Smajo Beso - Smajo's Story

Smajos Story: Background 

“I think people forget that you have your normal life beforehand. We weren’t always refugees, we weren’t always used to war, we weren’t used to fighting. We had everything we have here.

Then one morning you wake up, there’s no electricity, there’s no water, you hear shooting in the background.

It’s instant like that.”

In March 1991 Smajo Bešo turned six and had just registered for school. He was an ordinary little boy living in an ordinary European village, where his dad worked at a factory and his mum looked after her three children while neighbours popped in and out to share traditional Bosnian coffee.
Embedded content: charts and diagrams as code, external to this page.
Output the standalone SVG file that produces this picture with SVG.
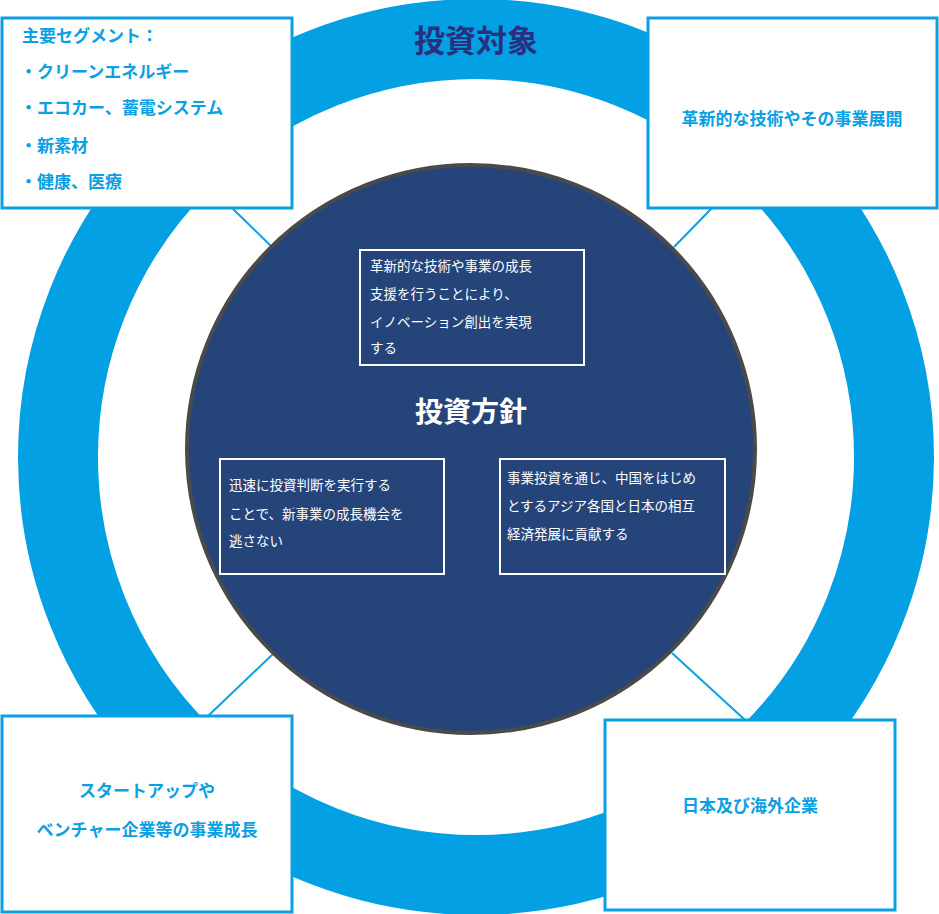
<svg xmlns="http://www.w3.org/2000/svg" width="939" height="914" viewBox="0 0 939 914">
<style>
.box{fill:#fff;stroke:#0aa0e3;stroke-width:3}
.ib{fill:none;stroke:#fff;stroke-width:2}
.bt{font-family:"Noto Sans CJK JP",sans-serif;font-size:17px;fill:#0aa0e3;font-weight:bold}
.it{font-family:"Noto Sans CJK JP",sans-serif;font-size:13.5px;fill:#fff}
.ln{stroke:#0aa0e3;stroke-width:2}
</style>
<rect width="939" height="914" fill="#fff"/>
<circle cx="476" cy="457" r="418" fill="none" stroke="#04a0e4" stroke-width="80"/>
<text x="476" y="52" text-anchor="middle" font-family="Noto Sans CJK JP,sans-serif" font-size="31" font-weight="bold" fill="#2a2f7f">投資対象</text>
<g id="connectors">
<line class="ln" x1="232" y1="208" x2="272" y2="247"/>
<line class="ln" x1="712" y1="208" x2="674" y2="247"/>
<line class="ln" x1="274" y1="653" x2="208" y2="716"/>
<line class="ln" x1="672" y1="653" x2="745" y2="720"/>
</g>
<g id="center">
<circle cx="471" cy="449" r="284" fill="#25457a" stroke="#4a4a4a" stroke-width="4"/>
<text x="471" y="422" text-anchor="middle" font-family="Noto Sans CJK JP,sans-serif" font-size="28" font-weight="bold" fill="#fff">投資方針</text>
</g>
<g id="p1"><rect class="ib" x="360" y="250" width="224" height="115"/>
<text class="it" x="370" y="271">革新的な技術や事業の成長</text>
<text class="it" x="370" y="299">支援を行うことにより、</text>
<text class="it" x="370" y="327">イノベーション創出を実現</text>
<text class="it" x="370" y="353">する</text></g>
<g id="p2"><rect class="ib" x="220" y="459" width="224" height="115"/>
<text class="it" x="229" y="490">迅速に投資判断を実行する</text>
<text class="it" x="229" y="519">ことで、新事業の成長機会を</text>
<text class="it" x="229" y="546">逃さない</text></g>
<g id="p3"><rect class="ib" x="500" y="459" width="225" height="115"/>
<text class="it" x="507" y="483">事業投資を通じ、中国をはじめ</text>
<text class="it" x="507" y="511">とするアジア各国と日本の相互</text>
<text class="it" x="507" y="539">経済発展に貢献する</text></g>
<g id="tl"><rect class="box" x="2" y="18" width="290" height="190"/>
<text class="bt" x="22" y="42">主要セグメント：</text>
<text class="bt" x="20" y="78">・クリーンエネルギー</text>
<text class="bt" x="20" y="114">・エコカー、蓄電システム</text>
<text class="bt" x="20" y="152">・新素材</text>
<text class="bt" x="20" y="188">・健康、医療</text></g>
<g id="tr"><rect class="box" x="648" y="18" width="289" height="190"/>
<text class="bt" x="792" y="125" text-anchor="middle">革新的な技術やその事業展開</text></g>
<g id="bl"><rect class="box" x="2" y="716" width="290" height="196"/>
<text class="bt" x="147" y="797" text-anchor="middle">スタートアップや</text>
<text class="bt" x="147" y="836" text-anchor="middle">ベンチャー企業等の事業成長</text></g>
<g id="br"><rect class="box" x="605" y="720" width="290" height="190"/>
<text class="bt" x="750" y="812" text-anchor="middle">日本及び海外企業</text></g>
</svg>
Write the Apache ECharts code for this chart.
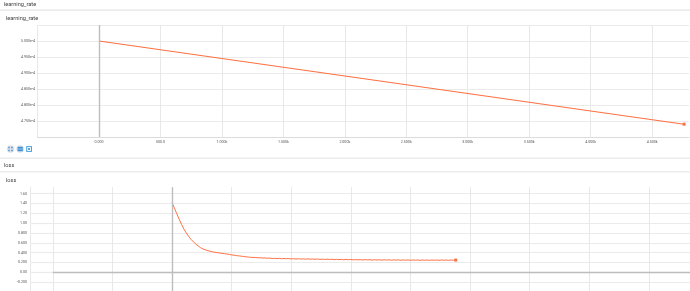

Things were looking up: the Bešos had just built a new house, they were earning a little extra money growing and selling tobacco, and Smajo’s dad had a tractor that he shared with his brother.

Smajo and his cousin Irma were the only children in the village who hadn’t started school yet, so their mornings were spent excitedly preparing for the older kids to arrive home:

“We were always planning to jump out and surprise them!”

So much of our childhoods is spent in excited anticipation: whether it’s looking forward to seeing the Big Kids, or celebrating birthdays, or gathering for Christmas, Eid or Hanukkah. Like children in every country in the world, Smajo was excited to be growing up, to be gaining more freedom by joining his siblings at school.

“I couldn’t wait! I’m going to be a big boy, going on the bus with everybody, make friends, I’m going to go into town!”

I am sure all of you remember that feeling from your own childhood. As a small child, life can seem as if it is promised to us: we see older siblings and friends move through the milestones of their lives and assume that we will follow the same course. But for Smajo, the promise of starting school in Stolac would never be kept.

As we begin Smajo’s story, there will be many parts that you recognise from your own childhood: the excitement of your parents giving you permission to ride your big brother’s bike; the care-free fun of chasing a chicken with your cousin.

But for Smajo these innocent childhood moments lie in the shadow of a catastrophe that no child should ever have to experience.

This catastrophe did not unfold in a Failed State, or in some medieval society riven by superstition and barbarism: it happened in a European country that had hosted the Winter Olympics in 1984, a place where Brits and Germans holidayed on sun-drenched beaches. Just five years after Torville and Dean enthralled the British people with their gold medal in the Bosnian capital, Sarajevo, the term ‘ethnic cleansing’ had been coined and massacres of Bosnian Muslims had begun.

As Smajo says, Bosnia was an ordinary country in the 1980s, where neighbours of different ethnicities and religions drank coffee together, sent their children to school together and exchanged gifts and well wishes across religious divides.

“We never thought it would happen to us,” Smajo says. “And If it can happen there, it can happen anywhere.”